Encapsulation of monocyclic carbon clusters into carbon nanotubes: A continuum modeling approach

Abstract

Carbon clusters are challenging to produce and isolate due to their highly reactive nature. One of the strategies for their isolation is to encapsulate the clusters into carbon nanotubes (CNTs) of appropriate radii. Herein, we have investigated the energetics for the encapsulation of the monocyclic carbon rings, C n ( n = 10 , 12 , 14 , 16 , 18 , 20 , and 22 ) into CNTs of various radii using the continuum approximation. The encapsulation is driven by the non-covalent interactions between the carbon rings and the CNTs. The analyzes of the axial forces and the interaction energies at various orientations and positions of centers of mass of the rings with respect to the CNT axes clearly suggested the role of the tube radius in governing the energetics of encapsulation.

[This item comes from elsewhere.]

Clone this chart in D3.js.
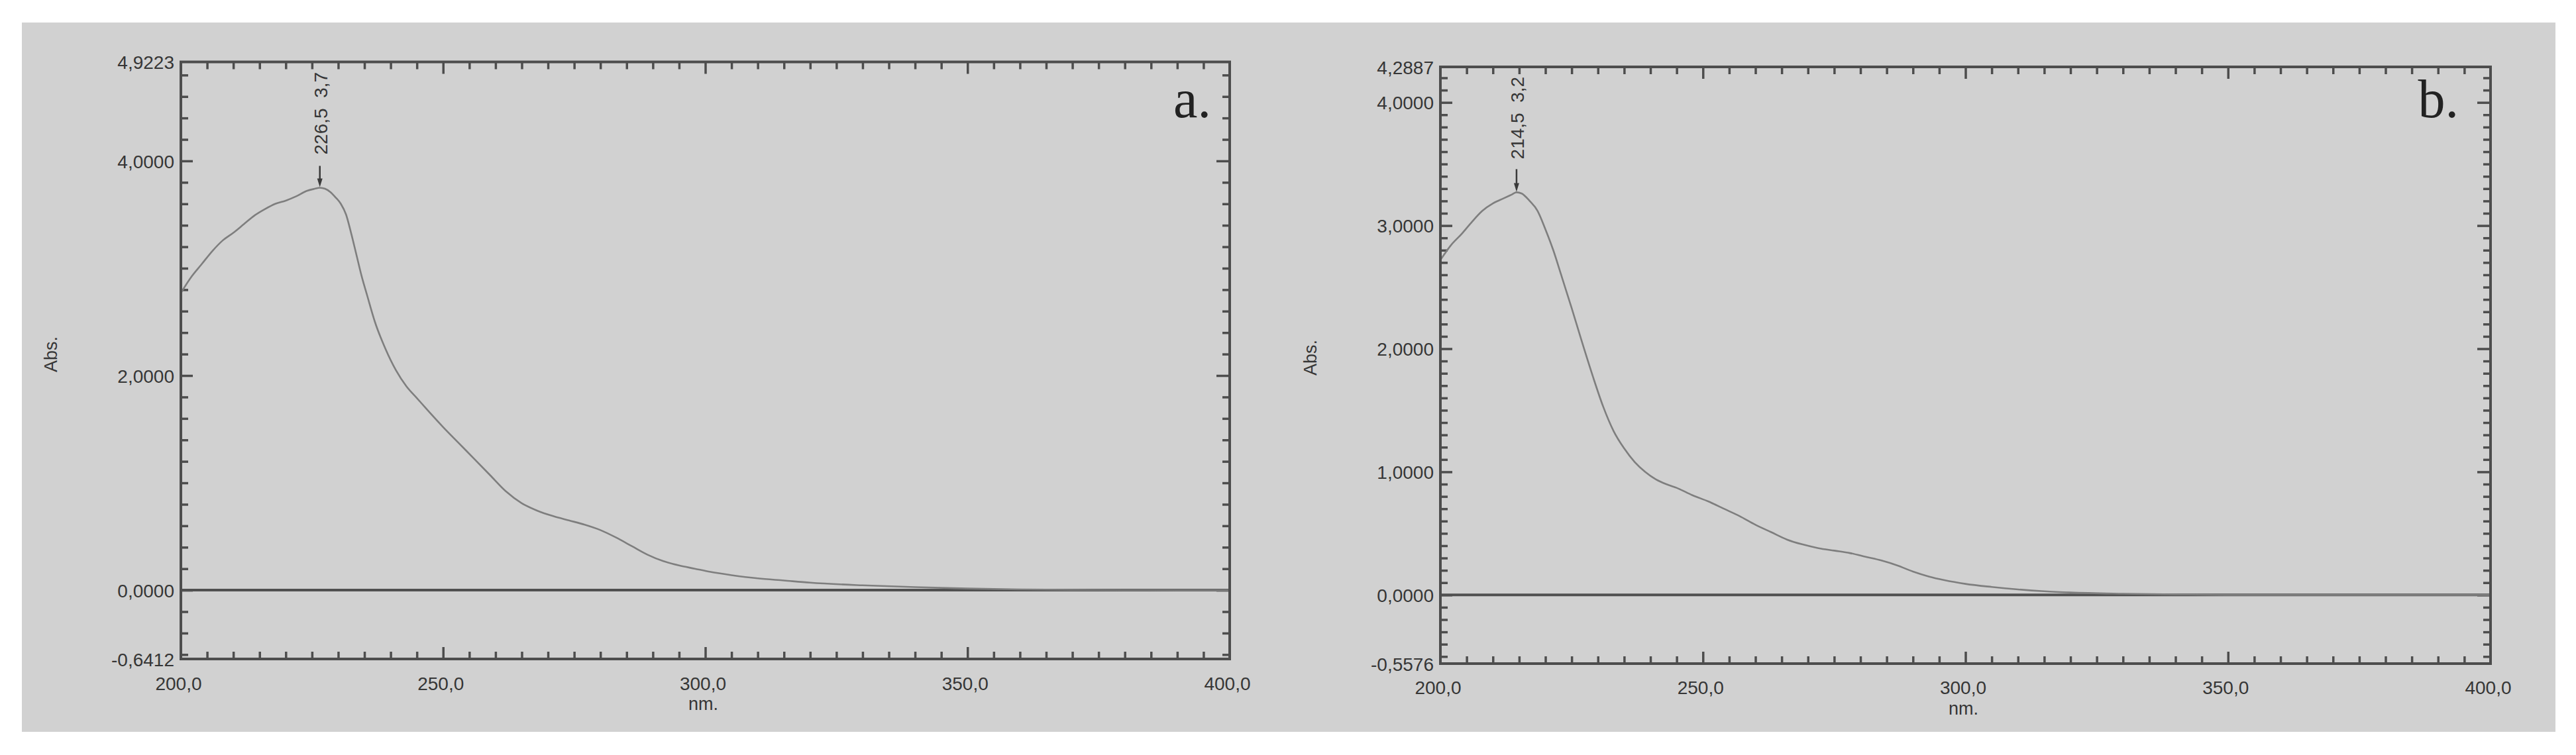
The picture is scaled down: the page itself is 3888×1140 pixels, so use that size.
<!DOCTYPE html>
<html><head><meta charset="utf-8">
<script src="https://cdn.jsdelivr.net/npm/d3@7"></script>
<style>
html,body{margin:0;padding:0;background:#fff;}
svg{display:block;}
</style></head><body>
<svg id="chart" width="3888" height="1140"></svg>
<script>
// ---------- DATA ----------
const wavelengthA = [200,202,204,206,208,210,212,214,216,218,220,222,224,225.5,226.5,227.5,228.5,229.5,230.5,231.5,232.5,233.5,234.5,235.5,237,239,241,243,245,247,250,253,256,259,262,265,268,271,274,277,280,283,286,289,292,295,298,301,305,310,315,320,330,340,350,360,370,380,390,400];
const absorbanceA = [2.77,2.92,3.04,3.16,3.26,3.33,3.41,3.49,3.55,3.60,3.63,3.67,3.72,3.74,3.75,3.74,3.71,3.66,3.60,3.50,3.32,3.12,2.92,2.75,2.50,2.25,2.05,1.90,1.79,1.68,1.52,1.37,1.22,1.07,0.92,0.81,0.74,0.69,0.65,0.61,0.56,0.49,0.41,0.33,0.27,0.23,0.20,0.17,0.14,0.11,0.09,0.07,0.045,0.028,0.015,0.007,0.003,0.001,0,0];

const wavelengthB = [200,202,204,206,208,210,212,213.5,214.5,215.5,217,218.5,220,221.5,223,225,227,229,231,233,235,237,239,241,243,245,248,251,254,257,260,263,266,269,272,275,278,281,284,287,290,293,296,300,305,310,315,320,330,340,350,400];
const absorbanceB = [2.72,2.84,2.93,3.03,3.12,3.18,3.22,3.25,3.27,3.26,3.20,3.12,2.97,2.80,2.60,2.33,2.05,1.78,1.53,1.33,1.19,1.08,1.00,0.94,0.90,0.87,0.81,0.76,0.70,0.64,0.57,0.51,0.45,0.41,0.38,0.36,0.34,0.31,0.28,0.24,0.19,0.15,0.12,0.09,0.065,0.045,0.03,0.02,0.01,0.004,0,0];

const xDomain = [200, 400];
const xTickLabels = [200, 250, 300, 350, 400];
const xMajorTicks = [250, 300, 350];
const xMinorStep = 5;

const yDomainA = [-0.6412, 4.9223];
const yTickLabelsA = [-0.6412, 0, 2, 4, 4.9223];
const yMajorTicksA = [0, 2, 4];
const yMinorStepA = 0.2;

const yDomainB = [-0.5576, 4.2887];
const yTickLabelsB = [-0.5576, 0, 1, 2, 3, 4, 4.2887];
const yMajorTicksB = [0, 1, 2, 3, 4];
const yMinorStepB = 0.1;

const peakA = [226.5, 3.75];
const peakLabelA = "226,5  3,7";
const peakB = [214.5, 3.27];
const peakLabelB = "214,5  3,2";

const panelNames = ["a.", "b."];
const xTitle = "nm.";
const yTitle = "Abs.";

// ---------- DRAW ----------
const svg = d3.select("#chart");
const AX = "#4d4d4d", TXT = "#363636", CURVE = "#7e7e7e";
const FONT = "'Liberation Sans', Arial, sans-serif";
const loc = d3.formatLocale({decimal: ",", thousands: ".", grouping: [3], currency: ["", ""], minus: "-"});
const fmtY = loc.format(".4f");
const fmtX = loc.format(".1f");

svg.append("rect").attr("x", 33).attr("y", 34).attr("width", 3824).attr("height", 1071).attr("fill", "#d1d1d1");

function minorTicks(domain, step, majors) {
  const out = [];
  const start = Math.ceil(domain[0] / step - 1e-9), end = Math.floor(domain[1] / step + 1e-9);
  for (let i = start; i <= end; i++) {
    const v = Math.round(i * step * 1e6) / 1e6;
    if (v <= domain[0] + 1e-9 || v >= domain[1] - 1e-9) continue;
    if (majors.some(m => Math.abs(m - v) < 1e-9)) continue;
    out.push(v);
  }
  return out;
}

function styleAxis(g) {
  g.select(".domain").remove();
  g.attr("color", AX).attr("font-family", FONT).attr("font-size", 28);
  g.selectAll(".tick line").attr("stroke-width", 3.5);
  g.selectAll("text").attr("fill", TXT);
}

function drawPanel(cfg) {
  const g = svg.append("g");
  const x = d3.scaleLinear().domain(xDomain).range([cfg.left, cfg.right]);
  const y = d3.scaleLinear().domain(cfg.yDomain).range([cfg.bottom, cfg.top]);

  const xMinor = minorTicks(xDomain, xMinorStep, xMajorTicks.concat(xDomain));
  const yMinor = minorTicks(cfg.yDomain, cfg.yStep, cfg.yMajor);

  // bottom & top ticks
  g.append("g").attr("transform", `translate(0,${cfg.bottom})`)
    .call(d3.axisBottom(x).tickValues(xMinor).tickSize(-11).tickFormat("")).call(styleAxis);
  g.append("g").attr("transform", `translate(0,${cfg.bottom})`)
    .call(d3.axisBottom(x).tickValues(xMajorTicks).tickSize(-18).tickFormat("")).call(styleAxis);
  g.append("g").attr("transform", `translate(0,${cfg.top})`)
    .call(d3.axisTop(x).tickValues(xMinor).tickSize(-11).tickFormat("")).call(styleAxis);
  g.append("g").attr("transform", `translate(0,${cfg.top})`)
    .call(d3.axisTop(x).tickValues(xMajorTicks).tickSize(-18).tickFormat("")).call(styleAxis);
  // left & right ticks
  g.append("g").attr("transform", `translate(${cfg.left},0)`)
    .call(d3.axisLeft(y).tickValues(yMinor).tickSize(-11).tickFormat("")).call(styleAxis);
  g.append("g").attr("transform", `translate(${cfg.left},0)`)
    .call(d3.axisLeft(y).tickValues(cfg.yMajor).tickSize(-18).tickFormat("")).call(styleAxis);
  g.append("g").attr("transform", `translate(${cfg.right},0)`)
    .call(d3.axisRight(y).tickValues(yMinor).tickSize(-11).tickFormat("")).call(styleAxis);
  g.append("g").attr("transform", `translate(${cfg.right},0)`)
    .call(d3.axisRight(y).tickValues(cfg.yMajor).tickSize(-20).tickFormat("")).call(styleAxis);

  // labels
  const yl = g.append("g").attr("transform", `translate(${cfg.left},0)`)
    .call(d3.axisLeft(y).tickValues(cfg.yLabels).tickSize(0).tickPadding(10).tickFormat(fmtY)).call(styleAxis);
  yl.selectAll("text").attr("dy", "0.36em");
  const xl = g.append("g").attr("transform", `translate(0,${cfg.bottom})`)
    .call(d3.axisBottom(x).tickValues(xTickLabels).tickSize(0).tickPadding(cfg.xPad).tickFormat(fmtX)).call(styleAxis);
  xl.selectAll("text").attr("dx", -4);

  // zero line
  g.append("line").attr("x1", x(xDomain[0])).attr("x2", x(xDomain[1]))
    .attr("y1", y(0)).attr("y2", y(0)).attr("stroke", "#505050").attr("stroke-width", 4);

  // curve
  const pts = cfg.wl.map((w, i) => [w, cfg.ab[i]]);
  g.append("path").datum(pts)
    .attr("d", d3.line().x(d => x(d[0])).y(d => y(d[1])).curve(d3.curveMonotoneX))
    .attr("fill", "none").attr("stroke", CURVE).attr("stroke-width", 2.6).attr("stroke-linejoin", "round");

  // frame
  g.append("rect").attr("x", cfg.left).attr("y", cfg.top)
    .attr("width", cfg.right - cfg.left).attr("height", cfg.bottom - cfg.top)
    .attr("fill", "none").attr("stroke", AX).attr("stroke-width", 4);

  // peak marker
  const px = x(cfg.peak[0]), py = y(cfg.peak[1]);
  g.append("line").attr("x1", px).attr("x2", px).attr("y1", py - cfg.arrowLen).attr("y2", py - 8)
    .attr("stroke", "#3a3a3a").attr("stroke-width", 2.5);
  g.append("path").attr("d", `M${px - 4},${py - 14}L${px + 4},${py - 14}L${px},${py - 1}Z`).attr("fill", "#3a3a3a");
  g.append("text").attr("transform", `translate(${px + 11},${py - 50}) rotate(-90)`)
    .style("white-space", "pre").attr("font-family", FONT).attr("font-size", 28).attr("fill", TXT)
    .text(cfg.peakLabel);

  // axis titles
  g.append("text").attr("transform", `translate(${cfg.left - 187},${cfg.absY}) rotate(-90)`)
    .attr("text-anchor", "middle").attr("font-family", FONT).attr("font-size", 27).attr("fill", TXT).text(yTitle);
  g.append("text").attr("x", (cfg.left + cfg.right) / 2 - 3).attr("y", cfg.bottom + cfg.nmOff)
    .attr("text-anchor", "middle").attr("font-family", FONT).attr("font-size", 27).attr("fill", TXT).text(xTitle);

  // panel name
  g.append("text").attr("x", cfg.nameX).attr("y", 177).attr("text-anchor", "end")
    .attr("font-family", "'Liberation Serif', 'Times New Roman', serif").attr("font-size", 82).attr("fill", "#222")
    .text(cfg.name);
}

drawPanel({left: 273, right: 1856, top: 93.5, bottom: 995, yDomain: yDomainA, yLabels: yTickLabelsA,
  yMajor: yMajorTicksA, yStep: yMinorStepA, wl: wavelengthA, ab: absorbanceA, peak: peakA, peakLabel: peakLabelA,
  arrowLen: 33, xPad: 27, nmOff: 77, absY: 535, name: panelNames[0], nameX: 1828});
drawPanel({left: 2174, right: 3759, top: 101, bottom: 1002, yDomain: yDomainB, yLabels: yTickLabelsB,
  yMajor: yMajorTicksB, yStep: yMinorStepB, wl: wavelengthB, ab: absorbanceB, peak: peakB, peakLabel: peakLabelB,
  arrowLen: 35, xPad: 26, nmOff: 77, absY: 540, name: panelNames[1], nameX: 3711});
</script>
</body></html>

Estimation of the acceptance and the suction energies as a function of CNT radius led to the prediction that the CNTs with radii of 5.38 Å, 5.83 Å, 6.25 Å, 6.68 Å, 7.07 Å, 7.51 Å, and 7.90 Å can efficiently encapsulate C10, C12, C14, C16, C18, C20, and C22 rings, respectively. In the limit of large tube radii, the numerical results lead to those obtained for carbon ring adsorption on graphene. Furthermore, the continuum approach enabled us to explore the potential energy surfaces thereby arriving at the equilibrium configurations of the rings inside the CNTs. Such an analysis is invaluable because of the enormous computational cost associated with quantum chemical calculations.